20 Sept 2025 (modified: 11 Feb 2026)Submitted to ICLR 2026EveryoneRevisionsBibTeXCC BY 4.0
Keywords: Mixture-of-Experts, Auxiliary losses, Intra-Layer Specialization, Cross-layer Coupling, Plug-and-Play
TL;DR: We introduce two auxiliary losses for MoE—intra-layer specialization loss and cross-layer coupling loss—as plug-and-play modules within the Megatron-LM framework, enhancing both model performance and inference throughput.
Abstract: Sparse Mixture-of-Experts (MoE) models scale Transformers efficiently but suffer from expert overlap, where different experts process similar tokens and learn redundant functions, resulting in ambiguous routing and underutilized capacity. While architectural solutions like DeepSeek-style shared experts promote specialization, they require substantial structural modifications and rely solely on intra-layer signals. We propose two plug-and-play auxiliary losses that enhance MoE specialization and routing efficiency without modifying routers or model architectures. First, an intra-layer specialization loss penalizes cosine similarity between experts' SwiGLU activations on identical tokens, encouraging experts to specialize in complementary functions. Second, a cross-layer dependency loss maximizes joint Top-$k$ routing probabilities across adjacent layers, establishing coherent expert pathways through network depth while reinforcing intra-layer specialization.
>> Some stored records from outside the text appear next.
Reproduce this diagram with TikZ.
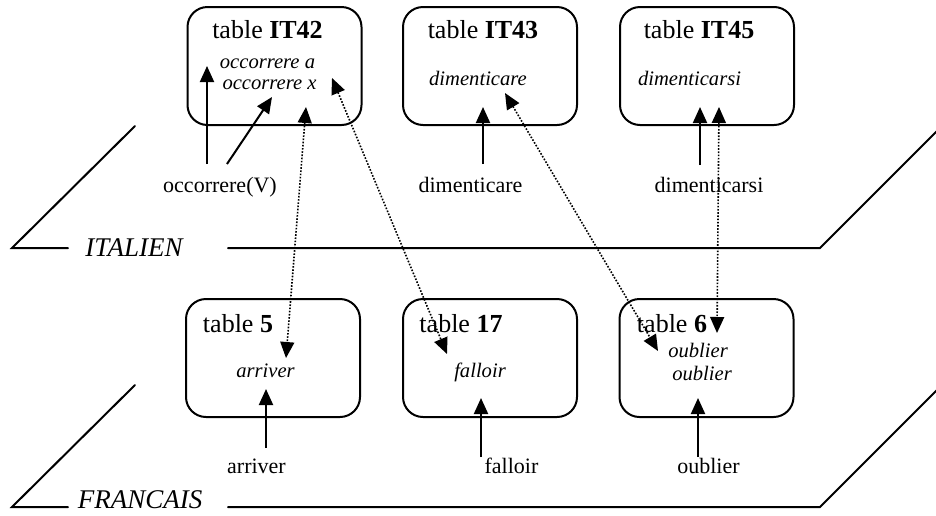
\documentclass[tikz,border=0pt]{standalone}
\usepackage{fontspec}
\setmainfont{Liberation Serif}
\usetikzlibrary{arrows.meta}

\begin{document}
\begin{tikzpicture}[x=0.5pt, y=-0.5pt,
    tabbox/.style={draw, line width=1pt, rounded corners=10pt, minimum width=87pt, minimum height=59pt},
    tabtitle/.style={anchor=base, inner sep=0pt, font=\fontsize{13}{15}\selectfont},
    entry/.style={anchor=base, inner sep=0pt, font=\fontsize{10.3}{12}\selectfont\itshape},
    wordlab/.style={anchor=base, inner sep=0pt, font=\fontsize{11}{13}\selectfont},
    planelab/.style={anchor=base, inner sep=0pt, font=\fontsize{13.5}{16}\selectfont\itshape},
    arr/.style={line width=1pt, -{Triangle[length=8pt, width=7pt]}},
    transarr/.style={line width=0.8pt, dash pattern=on 0.8pt off 0.8pt,
      {Triangle[length=8pt, width=7pt]}-{Triangle[length=8pt, width=7pt]}}]
    \useasboundingbox (0,0) rectangle (936,515);

    % the two planes
    \foreach \y/\lang/\x/\b in {248/ITALIEN/134/256, 507/FRANCAIS/140/508}{
      \draw[line width=1pt, line cap = round] (135,\y-122) -- (12,\y) -- (68,\y);
      \draw[line width=1pt, line cap = round] (228,\y) -- (820,\y) -- (943,\y-123);
      \node[planelab] (plane\lang) at (\x,\b) {\lang};
    }

    % tables
    \foreach \n/\x/\y in {it42/274.5/66, it43/490/66, it45/707/66, fr5/273/358, fr17/490/358, fr6/706.5/358}{
      \node[tabbox] (\n) at (\x,\y) {};
    }
    \node[tabtitle] (it42t) at (267.5,38) {table \textbf{IT42}};
    \node[tabtitle] (it43t) at (483,38) {table \textbf{IT43}};
    \node[tabtitle] (it45t) at (699,38) {table \textbf{IT45}};
    \node[tabtitle] (fr5t) at (238,332) {table \textbf{5}};
    \node[tabtitle] (fr17t) at (461,332) {table \textbf{17}};
    \node[tabtitle] (fr6t) at (672,332) {table \textbf{6}};

    \node[entry] (occa) at (267.5,68) {occorrere a};
    \node[entry] (occx) at (269.5,89) {occorrere x};
    \node[entry] (dimre) at (478,85) {dimenticare};
    \node[entry] (dimsi) at (689.5,85) {dimenticarsi};
    \node[entry] (arrv) at (265.5,377) {arriver};
    \node[entry] (fall) at (480,377) {falloir};
    \node[entry] (oubA) at (698,357) {oublier};
    \node[entry] (oubB) at (702,380) {oublier};

    % words
    \node[wordlab] (wOcc) at (220,192) {occorrere(V)};
    \node[wordlab] (wDimre) at (470.5,192) {dimenticare};
    \node[wordlab] (wDimsi) at (709,192) {dimenticarsi};
    \node[wordlab] (wArr) at (256.5,473) {arriver};
    \node[wordlab] (wFall) at (511.5,473) {falloir};
    \node[wordlab] (wOub) at (708.5,473) {oublier};

    % arrow ends
    \coordinate (sA) at (207,164);   \coordinate (sAt) at (207,66);
    \coordinate (sB) at (227,164);   \coordinate (sBt) at (272,97);
    \coordinate (sC) at (483,164);   \coordinate (sCt) at (483,107);
    \coordinate (sD) at (700,165);   \coordinate (sDt) at (700,107);
    \coordinate (sE) at (266,448);   \coordinate (sEt) at (266,389);
    \coordinate (sF) at (481,457);   \coordinate (sFt) at (481,398);
    \coordinate (sG) at (698,457);   \coordinate (sGt) at (698,398);
    \coordinate (tA) at (306,107);   \coordinate (tAb) at (286,358);
    \coordinate (tB) at (332,78);    \coordinate (tBb) at (447,354);
    \coordinate (tC) at (505,93);    \coordinate (tCb) at (658,351);
    \coordinate (tD) at (719,107);   \coordinate (tDb) at (717,333);

    \foreach \s in {sA,sB,sC,sD,sE,sF,sG}{
      \draw[arr] (\s) -- (\s t);
    }
    \foreach \t in {tA,tB,tC,tD}{
      \draw[transarr] (\t) -- (\t b);
    }
  \end{tikzpicture}
\end{document}
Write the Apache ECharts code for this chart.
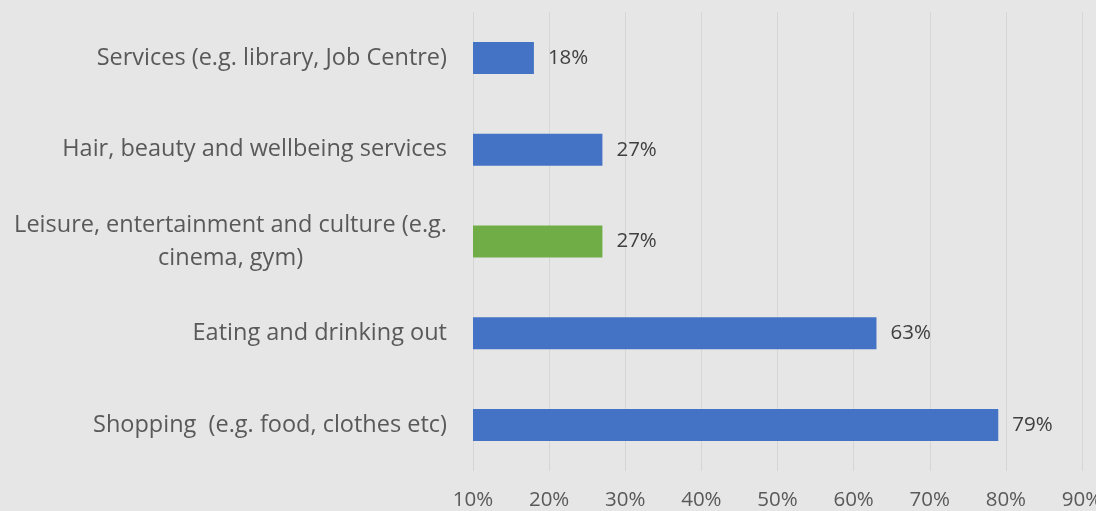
<!DOCTYPE html>
<html>
<head>
<meta charset="utf-8">
<script src="https://cdn.jsdelivr.net/npm/echarts@6/dist/echarts.min.js"></script>
<style>
  html, body { margin: 0; padding: 0; background: #e6e6e6; }
  #chart { width: 1096px; height: 511px; }
</style>
</head>
<body>
<div id="chart"></div>
<script>
// Categories listed top to bottom
const categories = [
  'Services (e.g. library, Job Centre)',
  'Hair, beauty and wellbeing services',
  'Leisure, entertainment and culture (e.g.\ncinema, gym)',
  'Eating and drinking out',
  'Shopping  (e.g. food, clothes etc)'
];
// Share of respondents, percent
const values = [18, 27, 27, 63, 79];
// Value axis range and step
const axisMin = 10;
const axisMax = 90;
const axisStep = 10;
// Category drawn in the accent colour
const highlightCategory = 'Leisure, entertainment and culture (e.g.\ncinema, gym)';

const FONT = '"Open Sans", Lato, sans-serif';
const BLUE = '#4472C4';
const GREEN = '#70AD47';

const chart = echarts.init(document.getElementById('chart'), null, { renderer: 'canvas' });

chart.setOption({
  backgroundColor: '#e6e6e6',
  animation: false,
  grid: { left: 473, right: 14, top: 12, bottom: 40, containLabel: false, outerBoundsMode: 'none' },
  xAxis: {
    type: 'value',
    min: axisMin,
    max: axisMax,
    interval: axisStep,
    axisLine: { show: false },
    axisTick: { show: false },
    splitLine: { show: true, lineStyle: { color: '#d6d6d6', width: 1 } },
    axisLabel: {
      formatter: '{value}%',
      color: '#595959',
      fontFamily: FONT,
      fontSize: 20.5,
      margin: 19
    }
  },
  yAxis: {
    type: 'category',
    inverse: true,
    data: categories,
    axisLine: { show: false },
    axisTick: { show: false },
    splitLine: { show: false },
    axisLabel: {
      margin: 26,
      color: '#595959',
      fontFamily: FONT,
      fontSize: 23.5,
      lineHeight: 33,
      formatter: function (v) {
        return v.split('\n').map(function (line) { return '{c|' + line + '}'; }).join('\n');
      },
      rich: {
        c: {
          align: 'center',
          color: '#595959',
          fontFamily: FONT,
          fontSize: 23.5,
          lineHeight: 33
        }
      }
    }
  },
  series: [{
    type: 'bar',
    data: values,
    barWidth: 32,
    itemStyle: {
      color: function (p) { return categories[p.dataIndex] === highlightCategory ? GREEN : BLUE; }
    },
    label: {
      show: true,
      position: 'right',
      distance: 14,
      formatter: '{c}%',
      color: '#404040',
      fontFamily: FONT,
      fontSize: 20.5
    }
  }]
});
</script>
</body>
</html>
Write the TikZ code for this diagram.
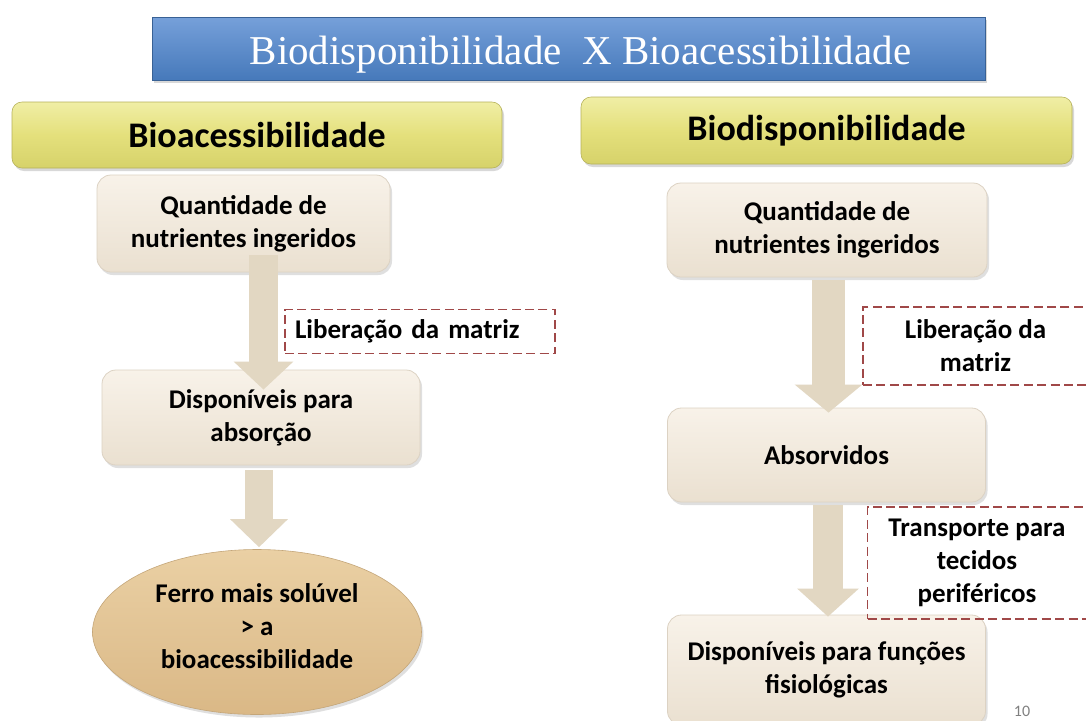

Both losses are orthogonal to the standard load-balancing loss and compatible with shared-expert and vanilla Top-$k$ MoE architectures. We implement both losses as a drop-in Megatron-LM module. Extensive experiments across pre-training, fine-tuning, and zero-shot benchmarks demonstrate consistent task gains, higher expert specialization, and lower-entropy routing; together, these improvements translate into faster inference via more stable expert pathways.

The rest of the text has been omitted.